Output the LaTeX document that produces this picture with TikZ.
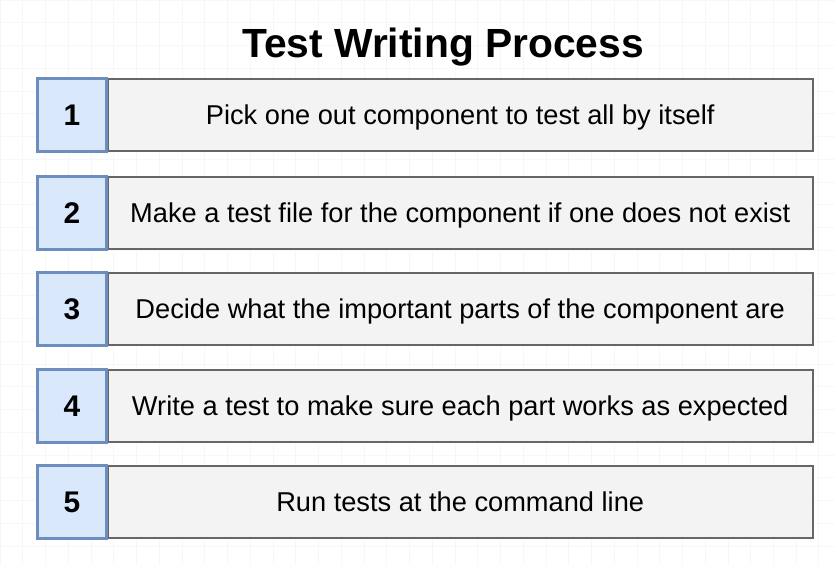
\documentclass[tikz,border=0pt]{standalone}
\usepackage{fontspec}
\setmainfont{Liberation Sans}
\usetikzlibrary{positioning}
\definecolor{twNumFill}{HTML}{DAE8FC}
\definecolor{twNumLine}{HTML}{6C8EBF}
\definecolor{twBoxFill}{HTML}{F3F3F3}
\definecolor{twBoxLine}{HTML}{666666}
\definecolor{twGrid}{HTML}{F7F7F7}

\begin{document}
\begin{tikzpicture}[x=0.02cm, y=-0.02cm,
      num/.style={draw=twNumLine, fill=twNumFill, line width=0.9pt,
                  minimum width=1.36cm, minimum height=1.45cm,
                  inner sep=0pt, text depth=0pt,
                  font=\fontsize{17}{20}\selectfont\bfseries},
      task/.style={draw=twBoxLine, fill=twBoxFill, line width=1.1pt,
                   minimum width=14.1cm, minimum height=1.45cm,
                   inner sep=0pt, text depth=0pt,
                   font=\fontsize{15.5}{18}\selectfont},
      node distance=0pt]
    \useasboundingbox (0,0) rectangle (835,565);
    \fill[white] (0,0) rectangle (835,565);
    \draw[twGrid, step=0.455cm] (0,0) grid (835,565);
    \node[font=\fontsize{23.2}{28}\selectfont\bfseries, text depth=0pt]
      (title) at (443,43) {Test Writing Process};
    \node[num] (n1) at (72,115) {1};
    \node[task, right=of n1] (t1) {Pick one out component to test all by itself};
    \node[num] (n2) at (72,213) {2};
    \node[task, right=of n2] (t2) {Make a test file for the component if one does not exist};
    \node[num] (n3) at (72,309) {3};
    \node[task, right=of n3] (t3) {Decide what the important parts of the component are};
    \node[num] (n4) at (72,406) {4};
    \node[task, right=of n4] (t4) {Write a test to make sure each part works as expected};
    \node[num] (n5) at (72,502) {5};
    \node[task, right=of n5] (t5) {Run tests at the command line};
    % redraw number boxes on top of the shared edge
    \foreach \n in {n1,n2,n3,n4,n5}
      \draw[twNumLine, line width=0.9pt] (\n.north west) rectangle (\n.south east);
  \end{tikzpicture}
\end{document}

----

→ TASK REQUIREMENTS
Copy out all of the data word for word. Do not carry over any picture.

→ EXERCISE SOLUTION
Output the LaTeX document that produces this picture with TikZ.
\documentclass[tikz,border=0pt]{standalone}
\usepackage{fontspec}
\setmainfont{Liberation Sans}
\usetikzlibrary{positioning}
\definecolor{twNumFill}{HTML}{DAE8FC}
\definecolor{twNumLine}{HTML}{6C8EBF}
\definecolor{twBoxFill}{HTML}{F3F3F3}
\definecolor{twBoxLine}{HTML}{666666}
\definecolor{twGrid}{HTML}{F7F7F7}

\begin{document}
\begin{tikzpicture}[x=0.02cm, y=-0.02cm,
      num/.style={draw=twNumLine, fill=twNumFill, line width=0.9pt,
                  minimum width=1.36cm, minimum height=1.45cm,
                  inner sep=0pt, text depth=0pt,
                  font=\fontsize{17}{20}\selectfont\bfseries},
      task/.style={draw=twBoxLine, fill=twBoxFill, line width=1.1pt,
                   minimum width=14.1cm, minimum height=1.45cm,
                   inner sep=0pt, text depth=0pt,
                   font=\fontsize{15.5}{18}\selectfont},
      node distance=0pt]
    \useasboundingbox (0,0) rectangle (835,565);
    \fill[white] (0,0) rectangle (835,565);
    \draw[twGrid, step=0.455cm] (0,0) grid (835,565);
    \node[font=\fontsize{23.2}{28}\selectfont\bfseries, text depth=0pt]
      (title) at (443,43) {Test Writing Process};
    \node[num] (n1) at (72,115) {1};
    \node[task, right=of n1] (t1) {Pick one out component to test all by itself};
    \node[num] (n2) at (72,213) {2};
    \node[task, right=of n2] (t2) {Make a test file for the component if one does not exist};
    \node[num] (n3) at (72,309) {3};
    \node[task, right=of n3] (t3) {Decide what the important parts of the component are};
    \node[num] (n4) at (72,406) {4};
    \node[task, right=of n4] (t4) {Write a test to make sure each part works as expected};
    \node[num] (n5) at (72,502) {5};
    \node[task, right=of n5] (t5) {Run tests at the command line};
    % redraw number boxes on top of the shared edge
    \foreach \n in {n1,n2,n3,n4,n5}
      \draw[twNumLine, line width=0.9pt] (\n.north west) rectangle (\n.south east);
  \end{tikzpicture}
\end{document}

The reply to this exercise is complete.